WHAT TO PRODUCE -
In the entries below, which lines run from the one containing "Convert this chart" to the one containing "Chart.register(...registerables);"? Copy exactly those lines, ends included, and no others.

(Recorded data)
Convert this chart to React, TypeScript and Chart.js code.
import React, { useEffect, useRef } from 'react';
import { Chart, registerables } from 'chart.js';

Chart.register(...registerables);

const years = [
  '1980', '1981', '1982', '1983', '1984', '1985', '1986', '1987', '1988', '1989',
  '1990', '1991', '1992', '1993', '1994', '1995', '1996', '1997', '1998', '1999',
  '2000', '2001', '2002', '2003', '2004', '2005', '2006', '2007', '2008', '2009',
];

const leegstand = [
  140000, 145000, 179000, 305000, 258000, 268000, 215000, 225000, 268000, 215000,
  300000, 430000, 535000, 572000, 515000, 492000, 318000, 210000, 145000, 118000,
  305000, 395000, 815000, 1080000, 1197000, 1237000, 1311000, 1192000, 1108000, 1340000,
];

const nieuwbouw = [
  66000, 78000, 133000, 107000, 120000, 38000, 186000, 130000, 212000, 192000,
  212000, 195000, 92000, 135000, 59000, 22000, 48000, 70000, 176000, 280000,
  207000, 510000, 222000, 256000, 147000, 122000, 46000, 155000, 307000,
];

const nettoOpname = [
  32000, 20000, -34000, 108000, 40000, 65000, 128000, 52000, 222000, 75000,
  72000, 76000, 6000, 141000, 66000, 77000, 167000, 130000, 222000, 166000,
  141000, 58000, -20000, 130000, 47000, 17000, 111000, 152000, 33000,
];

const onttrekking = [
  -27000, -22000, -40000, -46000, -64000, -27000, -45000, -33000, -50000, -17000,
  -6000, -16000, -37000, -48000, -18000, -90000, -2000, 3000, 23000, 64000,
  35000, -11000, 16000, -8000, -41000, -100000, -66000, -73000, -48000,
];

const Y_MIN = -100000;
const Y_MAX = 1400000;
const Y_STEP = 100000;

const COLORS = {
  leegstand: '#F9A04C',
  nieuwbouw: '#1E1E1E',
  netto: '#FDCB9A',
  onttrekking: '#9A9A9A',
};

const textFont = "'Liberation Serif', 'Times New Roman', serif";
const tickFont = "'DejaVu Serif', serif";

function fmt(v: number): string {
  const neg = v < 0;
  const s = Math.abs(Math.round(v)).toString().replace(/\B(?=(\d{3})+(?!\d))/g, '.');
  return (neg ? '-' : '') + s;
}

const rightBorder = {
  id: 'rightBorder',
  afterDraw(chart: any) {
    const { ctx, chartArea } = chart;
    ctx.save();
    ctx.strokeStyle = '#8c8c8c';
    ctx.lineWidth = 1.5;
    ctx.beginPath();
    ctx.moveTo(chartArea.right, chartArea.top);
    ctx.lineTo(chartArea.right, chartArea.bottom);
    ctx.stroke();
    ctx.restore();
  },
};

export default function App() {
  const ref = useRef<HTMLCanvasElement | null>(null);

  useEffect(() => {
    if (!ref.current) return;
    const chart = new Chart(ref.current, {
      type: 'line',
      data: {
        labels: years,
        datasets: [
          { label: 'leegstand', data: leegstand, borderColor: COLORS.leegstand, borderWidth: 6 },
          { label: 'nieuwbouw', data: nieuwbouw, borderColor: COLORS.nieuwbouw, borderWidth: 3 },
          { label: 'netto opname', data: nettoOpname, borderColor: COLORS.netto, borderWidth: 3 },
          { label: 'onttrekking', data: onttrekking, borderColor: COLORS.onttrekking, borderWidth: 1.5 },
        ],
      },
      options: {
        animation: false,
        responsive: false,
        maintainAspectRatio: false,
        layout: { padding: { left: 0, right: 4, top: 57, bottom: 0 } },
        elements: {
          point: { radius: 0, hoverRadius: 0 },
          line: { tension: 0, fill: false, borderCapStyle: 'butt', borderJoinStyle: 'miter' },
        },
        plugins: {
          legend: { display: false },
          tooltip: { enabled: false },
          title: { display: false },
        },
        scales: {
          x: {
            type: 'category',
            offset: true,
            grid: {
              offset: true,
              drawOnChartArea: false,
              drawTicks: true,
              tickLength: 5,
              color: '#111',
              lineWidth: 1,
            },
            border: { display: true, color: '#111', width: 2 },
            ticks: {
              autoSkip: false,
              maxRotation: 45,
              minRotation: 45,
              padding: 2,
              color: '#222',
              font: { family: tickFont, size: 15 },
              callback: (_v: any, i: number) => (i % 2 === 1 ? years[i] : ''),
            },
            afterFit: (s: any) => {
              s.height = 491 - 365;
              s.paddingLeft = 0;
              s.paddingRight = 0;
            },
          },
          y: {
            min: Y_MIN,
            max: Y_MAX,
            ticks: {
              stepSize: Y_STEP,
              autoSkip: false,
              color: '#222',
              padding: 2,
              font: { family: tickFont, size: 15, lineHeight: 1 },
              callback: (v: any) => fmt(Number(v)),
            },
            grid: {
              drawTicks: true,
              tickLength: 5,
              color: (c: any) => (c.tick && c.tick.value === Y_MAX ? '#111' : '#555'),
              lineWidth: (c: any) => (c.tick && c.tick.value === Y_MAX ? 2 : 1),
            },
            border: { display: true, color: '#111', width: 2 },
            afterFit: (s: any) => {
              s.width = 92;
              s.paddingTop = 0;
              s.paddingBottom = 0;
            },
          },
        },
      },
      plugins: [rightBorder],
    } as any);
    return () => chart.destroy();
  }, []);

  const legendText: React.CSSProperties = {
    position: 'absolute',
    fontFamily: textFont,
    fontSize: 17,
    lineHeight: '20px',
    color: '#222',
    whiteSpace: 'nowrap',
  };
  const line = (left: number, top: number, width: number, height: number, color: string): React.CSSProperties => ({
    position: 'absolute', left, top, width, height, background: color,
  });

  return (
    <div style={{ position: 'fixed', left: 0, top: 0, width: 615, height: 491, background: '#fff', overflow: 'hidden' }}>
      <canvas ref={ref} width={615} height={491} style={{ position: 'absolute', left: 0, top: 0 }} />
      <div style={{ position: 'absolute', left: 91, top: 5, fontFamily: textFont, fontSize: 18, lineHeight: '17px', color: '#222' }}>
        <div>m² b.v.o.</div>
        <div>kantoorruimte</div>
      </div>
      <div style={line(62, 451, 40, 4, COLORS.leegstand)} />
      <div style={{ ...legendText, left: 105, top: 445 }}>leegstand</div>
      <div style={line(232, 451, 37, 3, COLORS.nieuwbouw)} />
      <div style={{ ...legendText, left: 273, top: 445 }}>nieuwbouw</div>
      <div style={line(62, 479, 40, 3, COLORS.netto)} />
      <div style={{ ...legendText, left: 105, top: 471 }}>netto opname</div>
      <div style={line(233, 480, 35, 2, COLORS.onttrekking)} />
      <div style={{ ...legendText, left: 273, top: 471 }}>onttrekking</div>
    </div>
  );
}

---

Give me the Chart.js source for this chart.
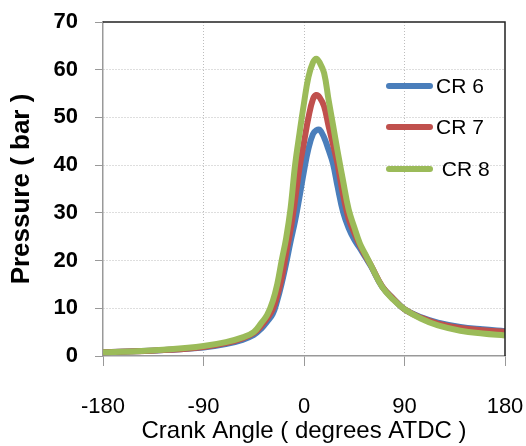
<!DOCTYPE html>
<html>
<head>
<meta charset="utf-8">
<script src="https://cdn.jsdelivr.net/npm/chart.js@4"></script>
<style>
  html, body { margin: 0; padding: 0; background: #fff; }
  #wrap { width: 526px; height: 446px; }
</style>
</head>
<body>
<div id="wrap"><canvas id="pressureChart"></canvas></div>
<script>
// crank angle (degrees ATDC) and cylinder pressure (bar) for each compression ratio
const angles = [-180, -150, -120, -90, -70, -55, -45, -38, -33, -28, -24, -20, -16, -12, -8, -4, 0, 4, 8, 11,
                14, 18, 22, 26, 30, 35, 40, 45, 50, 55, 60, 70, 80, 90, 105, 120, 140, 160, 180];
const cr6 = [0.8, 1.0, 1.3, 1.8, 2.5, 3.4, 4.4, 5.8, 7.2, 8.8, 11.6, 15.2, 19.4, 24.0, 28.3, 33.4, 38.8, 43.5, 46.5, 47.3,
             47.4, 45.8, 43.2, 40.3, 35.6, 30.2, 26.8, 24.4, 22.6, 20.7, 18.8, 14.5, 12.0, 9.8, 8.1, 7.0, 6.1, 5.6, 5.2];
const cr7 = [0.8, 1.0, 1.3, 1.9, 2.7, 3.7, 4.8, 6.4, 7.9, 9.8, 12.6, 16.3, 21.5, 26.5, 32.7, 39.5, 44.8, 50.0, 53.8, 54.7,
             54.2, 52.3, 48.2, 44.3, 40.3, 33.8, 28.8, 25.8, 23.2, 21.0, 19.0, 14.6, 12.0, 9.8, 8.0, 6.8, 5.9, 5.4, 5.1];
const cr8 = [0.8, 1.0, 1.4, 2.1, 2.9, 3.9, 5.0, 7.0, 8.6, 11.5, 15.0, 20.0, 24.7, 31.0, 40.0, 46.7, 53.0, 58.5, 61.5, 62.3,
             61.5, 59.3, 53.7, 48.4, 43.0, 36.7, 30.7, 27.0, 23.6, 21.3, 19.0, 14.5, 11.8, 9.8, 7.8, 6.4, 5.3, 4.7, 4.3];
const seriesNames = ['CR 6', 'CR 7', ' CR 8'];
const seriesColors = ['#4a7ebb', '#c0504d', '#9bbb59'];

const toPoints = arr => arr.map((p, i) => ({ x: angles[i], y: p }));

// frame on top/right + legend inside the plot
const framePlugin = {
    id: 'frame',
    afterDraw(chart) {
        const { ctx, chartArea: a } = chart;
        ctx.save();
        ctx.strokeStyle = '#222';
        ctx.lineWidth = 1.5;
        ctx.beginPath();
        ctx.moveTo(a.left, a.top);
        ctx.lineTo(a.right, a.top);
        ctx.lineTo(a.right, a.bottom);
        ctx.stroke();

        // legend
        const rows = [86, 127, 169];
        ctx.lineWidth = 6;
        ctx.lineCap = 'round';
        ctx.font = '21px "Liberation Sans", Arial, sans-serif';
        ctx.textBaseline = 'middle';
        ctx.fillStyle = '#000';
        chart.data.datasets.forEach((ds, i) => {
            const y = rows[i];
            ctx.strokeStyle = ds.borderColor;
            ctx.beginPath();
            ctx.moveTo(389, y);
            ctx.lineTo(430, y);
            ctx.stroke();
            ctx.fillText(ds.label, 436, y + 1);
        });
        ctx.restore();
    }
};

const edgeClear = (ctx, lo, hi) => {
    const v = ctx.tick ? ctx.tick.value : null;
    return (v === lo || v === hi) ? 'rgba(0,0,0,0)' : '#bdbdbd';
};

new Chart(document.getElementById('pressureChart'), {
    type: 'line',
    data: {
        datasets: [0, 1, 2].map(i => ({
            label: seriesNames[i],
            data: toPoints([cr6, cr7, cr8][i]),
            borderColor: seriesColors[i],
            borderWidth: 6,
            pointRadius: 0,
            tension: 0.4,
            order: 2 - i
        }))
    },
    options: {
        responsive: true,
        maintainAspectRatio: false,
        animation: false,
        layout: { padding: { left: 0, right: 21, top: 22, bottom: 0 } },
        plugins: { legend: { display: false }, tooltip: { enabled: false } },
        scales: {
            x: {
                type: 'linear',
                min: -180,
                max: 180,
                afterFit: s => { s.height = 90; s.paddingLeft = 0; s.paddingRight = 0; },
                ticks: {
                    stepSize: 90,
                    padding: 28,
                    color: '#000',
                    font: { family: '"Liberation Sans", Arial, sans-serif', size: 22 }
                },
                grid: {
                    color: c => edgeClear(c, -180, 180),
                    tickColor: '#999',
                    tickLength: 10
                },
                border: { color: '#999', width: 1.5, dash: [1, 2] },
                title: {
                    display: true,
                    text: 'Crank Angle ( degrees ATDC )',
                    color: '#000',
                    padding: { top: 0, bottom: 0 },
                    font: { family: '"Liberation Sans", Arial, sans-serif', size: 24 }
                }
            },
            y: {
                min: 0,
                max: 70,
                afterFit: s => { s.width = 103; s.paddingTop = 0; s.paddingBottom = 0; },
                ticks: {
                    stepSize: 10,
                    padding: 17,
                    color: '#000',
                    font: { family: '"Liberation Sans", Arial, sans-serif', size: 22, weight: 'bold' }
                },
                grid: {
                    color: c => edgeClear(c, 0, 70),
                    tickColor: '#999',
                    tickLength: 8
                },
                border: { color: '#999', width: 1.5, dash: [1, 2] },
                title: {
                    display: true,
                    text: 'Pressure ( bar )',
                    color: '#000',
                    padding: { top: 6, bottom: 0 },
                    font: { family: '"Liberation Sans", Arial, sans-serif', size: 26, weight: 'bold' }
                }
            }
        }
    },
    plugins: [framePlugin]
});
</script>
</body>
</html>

TASK OUTPUT -
Convert this chart to React, TypeScript and Chart.js code.
import React, { useEffect, useRef } from 'react';
import { Chart, registerables } from 'chart.js';

Chart.register(...registerables);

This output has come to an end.